Als die ersten Meldungen zum Schiedsspruch im Seerechtstreit im Südchinesischen Meer am Dienstagabend in China im Fernsehen liefen, wurden die Bilder bei CNN und der BBC auf einmal schwarz. Ausländische Nachrichtensender können nur mit ein paar Sekunden Verzögerung in der Volksrepublik empfangen werden. Zeit genug für die Zensoren, das Signal zu stören. Wenig später jedoch hatte die Propaganda die Lage unter Kontrolle und blies zum Gegenangriff. Das Urteil sei nichtig, teilte die amtliche Nachrichtenagentur Xinhua mit. Noch am Dienstag landeten wie zur Bekräftigung zwei zivile Flugzeuge auf von China kontrollierten Atollen der Spratly-Inseln. Erst vor Kurzem waren dort Landebahnen geteert worden. Peking beansprucht mehr als 80 Prozent des Südchinesischen Meeres, darunter Atolle, die deutlich näher an den Philippinen als an China liegen.

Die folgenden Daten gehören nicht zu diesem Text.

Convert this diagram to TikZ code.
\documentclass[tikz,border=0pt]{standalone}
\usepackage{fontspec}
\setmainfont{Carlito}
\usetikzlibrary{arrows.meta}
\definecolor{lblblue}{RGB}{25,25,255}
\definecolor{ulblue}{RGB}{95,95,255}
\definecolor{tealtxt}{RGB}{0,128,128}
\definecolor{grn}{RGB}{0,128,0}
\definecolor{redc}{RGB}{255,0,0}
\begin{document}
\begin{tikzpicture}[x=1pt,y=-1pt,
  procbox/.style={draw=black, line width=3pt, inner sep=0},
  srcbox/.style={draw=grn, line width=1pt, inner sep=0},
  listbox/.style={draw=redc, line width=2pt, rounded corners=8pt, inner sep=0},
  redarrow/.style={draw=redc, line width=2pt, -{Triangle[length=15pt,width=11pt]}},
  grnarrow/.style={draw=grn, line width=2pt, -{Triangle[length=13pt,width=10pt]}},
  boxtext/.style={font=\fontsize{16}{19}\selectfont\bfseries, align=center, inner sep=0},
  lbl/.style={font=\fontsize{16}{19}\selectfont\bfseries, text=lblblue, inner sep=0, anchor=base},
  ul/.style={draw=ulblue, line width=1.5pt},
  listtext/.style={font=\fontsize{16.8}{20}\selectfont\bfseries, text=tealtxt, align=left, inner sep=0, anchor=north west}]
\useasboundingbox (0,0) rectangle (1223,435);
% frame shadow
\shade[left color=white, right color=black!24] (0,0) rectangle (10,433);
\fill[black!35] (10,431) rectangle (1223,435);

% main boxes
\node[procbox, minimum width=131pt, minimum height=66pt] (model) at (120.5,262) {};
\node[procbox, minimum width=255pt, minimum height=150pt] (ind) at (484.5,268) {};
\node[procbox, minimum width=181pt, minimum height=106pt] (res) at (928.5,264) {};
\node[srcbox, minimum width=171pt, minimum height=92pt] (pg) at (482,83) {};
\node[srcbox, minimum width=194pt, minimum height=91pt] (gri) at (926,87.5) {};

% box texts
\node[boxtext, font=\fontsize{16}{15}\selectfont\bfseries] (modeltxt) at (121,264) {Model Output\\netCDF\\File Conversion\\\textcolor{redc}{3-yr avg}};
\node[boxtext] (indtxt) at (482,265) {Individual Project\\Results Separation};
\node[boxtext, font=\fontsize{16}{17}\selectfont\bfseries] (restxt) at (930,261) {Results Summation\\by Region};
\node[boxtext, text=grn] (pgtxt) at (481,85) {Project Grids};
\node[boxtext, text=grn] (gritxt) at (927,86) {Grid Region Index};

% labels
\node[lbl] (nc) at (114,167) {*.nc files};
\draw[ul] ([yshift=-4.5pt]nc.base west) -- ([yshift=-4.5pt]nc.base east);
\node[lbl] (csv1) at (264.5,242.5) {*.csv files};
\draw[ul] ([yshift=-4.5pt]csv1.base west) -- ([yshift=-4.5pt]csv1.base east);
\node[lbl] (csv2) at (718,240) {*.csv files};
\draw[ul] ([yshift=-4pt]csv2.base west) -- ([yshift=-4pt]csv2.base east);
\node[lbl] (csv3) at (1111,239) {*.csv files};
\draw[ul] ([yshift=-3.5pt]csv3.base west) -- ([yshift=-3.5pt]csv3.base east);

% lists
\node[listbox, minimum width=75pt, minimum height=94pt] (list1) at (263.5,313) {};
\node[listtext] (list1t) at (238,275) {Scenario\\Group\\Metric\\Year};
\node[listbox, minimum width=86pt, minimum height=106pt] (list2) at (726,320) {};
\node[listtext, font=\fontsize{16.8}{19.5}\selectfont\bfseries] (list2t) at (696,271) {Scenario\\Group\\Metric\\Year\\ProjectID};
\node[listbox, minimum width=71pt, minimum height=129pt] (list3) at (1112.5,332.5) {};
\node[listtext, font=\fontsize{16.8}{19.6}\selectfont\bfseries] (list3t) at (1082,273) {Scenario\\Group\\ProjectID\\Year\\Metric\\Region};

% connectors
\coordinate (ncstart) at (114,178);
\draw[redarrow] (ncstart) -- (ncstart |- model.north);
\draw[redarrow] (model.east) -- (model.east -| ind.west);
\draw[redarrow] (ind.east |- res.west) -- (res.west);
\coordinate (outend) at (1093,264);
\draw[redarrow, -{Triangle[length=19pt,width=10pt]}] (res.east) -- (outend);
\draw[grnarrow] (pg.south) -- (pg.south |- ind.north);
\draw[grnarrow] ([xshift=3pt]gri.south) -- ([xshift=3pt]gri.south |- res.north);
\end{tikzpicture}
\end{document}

Am Mittwochmorgen ging dann die patriotische Propaganda weiter: Die Vereinigten Staaten und Japan seien schuld daran, dass der Schiedsspruch gegen China ausgefallen sei. Die Philippinen, die das Gericht in Den Haag angerufen hatten, seien Marionetten Washingtons, hieß es in vielen Zeitungen. Das offizielle Sprachrohr der Kommunistischen Partei, die Volkszeitung, kommentiere gar: "China wird alle nötigen Maßnahmen ergreifen, seine territoriale Souveränität und seine Seerechte zu schützen."

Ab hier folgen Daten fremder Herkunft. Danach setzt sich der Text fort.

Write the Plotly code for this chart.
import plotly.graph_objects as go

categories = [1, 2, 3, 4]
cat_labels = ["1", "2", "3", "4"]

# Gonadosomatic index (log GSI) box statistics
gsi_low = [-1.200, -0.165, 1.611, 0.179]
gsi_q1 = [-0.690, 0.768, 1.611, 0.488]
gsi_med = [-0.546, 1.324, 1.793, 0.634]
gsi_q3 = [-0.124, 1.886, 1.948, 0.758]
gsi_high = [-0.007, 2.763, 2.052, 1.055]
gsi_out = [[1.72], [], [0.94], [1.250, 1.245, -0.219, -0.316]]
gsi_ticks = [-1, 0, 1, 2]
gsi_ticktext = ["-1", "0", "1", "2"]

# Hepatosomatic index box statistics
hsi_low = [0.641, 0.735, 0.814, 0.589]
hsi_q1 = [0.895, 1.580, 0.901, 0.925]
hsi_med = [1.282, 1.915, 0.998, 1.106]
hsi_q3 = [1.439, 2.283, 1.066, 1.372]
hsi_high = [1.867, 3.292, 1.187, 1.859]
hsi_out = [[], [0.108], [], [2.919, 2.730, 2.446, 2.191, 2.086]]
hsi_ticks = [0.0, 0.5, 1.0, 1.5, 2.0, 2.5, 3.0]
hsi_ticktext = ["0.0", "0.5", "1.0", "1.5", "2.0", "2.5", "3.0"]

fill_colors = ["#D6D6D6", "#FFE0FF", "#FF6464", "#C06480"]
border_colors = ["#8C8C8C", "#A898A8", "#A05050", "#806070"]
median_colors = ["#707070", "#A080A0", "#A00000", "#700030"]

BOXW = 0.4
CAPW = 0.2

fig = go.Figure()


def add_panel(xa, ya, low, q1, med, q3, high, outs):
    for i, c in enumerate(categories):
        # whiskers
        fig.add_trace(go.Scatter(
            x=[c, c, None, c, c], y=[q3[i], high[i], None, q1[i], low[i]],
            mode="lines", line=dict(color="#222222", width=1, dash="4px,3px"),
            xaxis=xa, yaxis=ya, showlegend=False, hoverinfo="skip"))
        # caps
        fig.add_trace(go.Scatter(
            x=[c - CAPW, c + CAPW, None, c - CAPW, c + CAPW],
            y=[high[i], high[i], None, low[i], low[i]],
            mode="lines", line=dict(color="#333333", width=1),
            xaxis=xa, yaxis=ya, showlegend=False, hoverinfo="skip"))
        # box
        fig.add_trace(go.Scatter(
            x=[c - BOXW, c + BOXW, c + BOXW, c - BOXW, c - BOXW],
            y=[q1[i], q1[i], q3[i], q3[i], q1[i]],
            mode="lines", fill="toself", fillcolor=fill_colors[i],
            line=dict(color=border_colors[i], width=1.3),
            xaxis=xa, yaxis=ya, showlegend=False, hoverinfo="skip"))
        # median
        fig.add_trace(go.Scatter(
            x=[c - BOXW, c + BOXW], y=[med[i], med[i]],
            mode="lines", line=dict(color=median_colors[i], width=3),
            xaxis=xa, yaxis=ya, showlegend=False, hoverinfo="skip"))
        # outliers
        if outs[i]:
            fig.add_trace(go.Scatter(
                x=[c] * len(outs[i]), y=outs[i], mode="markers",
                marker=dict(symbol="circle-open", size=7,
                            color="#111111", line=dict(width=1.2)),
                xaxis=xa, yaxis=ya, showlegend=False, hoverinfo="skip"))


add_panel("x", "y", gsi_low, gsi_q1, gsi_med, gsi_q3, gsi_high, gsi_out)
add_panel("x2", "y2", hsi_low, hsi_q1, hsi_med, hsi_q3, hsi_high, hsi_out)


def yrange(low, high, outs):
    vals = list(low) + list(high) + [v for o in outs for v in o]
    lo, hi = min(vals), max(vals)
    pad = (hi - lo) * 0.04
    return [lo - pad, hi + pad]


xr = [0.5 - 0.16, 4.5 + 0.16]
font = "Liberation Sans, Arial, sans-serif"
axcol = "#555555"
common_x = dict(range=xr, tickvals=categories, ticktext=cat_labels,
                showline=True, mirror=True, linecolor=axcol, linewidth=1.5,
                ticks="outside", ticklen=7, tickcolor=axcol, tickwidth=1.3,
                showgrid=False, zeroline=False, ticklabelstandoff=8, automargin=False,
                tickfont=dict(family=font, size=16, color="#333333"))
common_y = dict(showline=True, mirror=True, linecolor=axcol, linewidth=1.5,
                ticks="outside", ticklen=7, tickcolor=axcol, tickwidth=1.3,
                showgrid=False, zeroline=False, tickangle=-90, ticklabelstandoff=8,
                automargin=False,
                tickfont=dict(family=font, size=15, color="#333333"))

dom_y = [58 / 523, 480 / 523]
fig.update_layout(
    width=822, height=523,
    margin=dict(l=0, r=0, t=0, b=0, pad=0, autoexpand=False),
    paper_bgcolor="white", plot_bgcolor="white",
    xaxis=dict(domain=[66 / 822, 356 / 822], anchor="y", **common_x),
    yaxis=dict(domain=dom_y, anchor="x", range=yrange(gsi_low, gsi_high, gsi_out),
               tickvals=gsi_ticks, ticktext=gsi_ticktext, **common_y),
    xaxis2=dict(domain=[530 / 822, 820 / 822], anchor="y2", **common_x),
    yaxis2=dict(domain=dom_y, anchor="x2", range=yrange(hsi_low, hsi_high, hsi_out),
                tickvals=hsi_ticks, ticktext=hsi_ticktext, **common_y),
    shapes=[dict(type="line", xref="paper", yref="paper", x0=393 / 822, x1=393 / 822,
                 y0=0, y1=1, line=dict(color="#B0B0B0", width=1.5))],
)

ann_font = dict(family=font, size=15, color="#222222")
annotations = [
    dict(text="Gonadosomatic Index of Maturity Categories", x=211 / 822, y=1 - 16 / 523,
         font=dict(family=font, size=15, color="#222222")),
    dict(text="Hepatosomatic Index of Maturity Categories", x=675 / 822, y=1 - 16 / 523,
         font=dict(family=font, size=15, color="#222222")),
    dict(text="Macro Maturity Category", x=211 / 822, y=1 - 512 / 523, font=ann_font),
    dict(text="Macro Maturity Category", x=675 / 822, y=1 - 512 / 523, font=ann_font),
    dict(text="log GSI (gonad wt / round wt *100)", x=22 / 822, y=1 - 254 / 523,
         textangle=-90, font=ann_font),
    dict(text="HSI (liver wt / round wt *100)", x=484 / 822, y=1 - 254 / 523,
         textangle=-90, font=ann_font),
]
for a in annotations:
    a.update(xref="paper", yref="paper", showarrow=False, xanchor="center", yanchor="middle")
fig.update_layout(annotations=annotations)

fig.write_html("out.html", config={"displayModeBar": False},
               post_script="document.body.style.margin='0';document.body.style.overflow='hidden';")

Im Laufe des Tages wurde diese Ankündigung dann konkreter. Chinas stellvertretender Außenminister Liu Zhenmin drohte mit der Einrichtung einer Flugüberwachungszone über dem Südchinesischen Meer. "Wenn unsere Sicherheit bedroht wird, haben wir natürlich das Recht, eine solche Zone auszuweisen", sagte er. Die Errichtung hänge vom Grad der Bedrohung ab, der China ausgesetzt sei. Er hoffe, dass andere Länder die Gelegenheit nicht ausnutzten, die Volksrepublik zu bedrohen. "Wir hoffen, dass sie mit China zusammenarbeiten, um Frieden und Stabilität im Südchinesischen Meer zu schützen und es nicht dazu kommen lassen, dass das Südchinesische Meer der Ursprung eines Kriegs wird", sagte Liu. China hat bereits über dem Ostchinesischen Meer eine Flugüberwachungszone eingerichtet. Sie wird aber von den Vereinigten Staaten und anderen Ländern nicht anerkannt.

Auch im Internet, das in China streng überwacht wird, verfängt der von der Propaganda angestimmte Nationalismus. In populären Internetportalen wie Taobao verkünden Händler, dass sie philippinische Produkte boykottieren werden. "Der Aufstieg und der Fall einer Nation sind die Angelegenheit eines jeden Chinesen", schrieb ein Anbieter. Seine in China beliebten getrockneten Mangos kämen jetzt aus Thailand und nicht von den Philippinen.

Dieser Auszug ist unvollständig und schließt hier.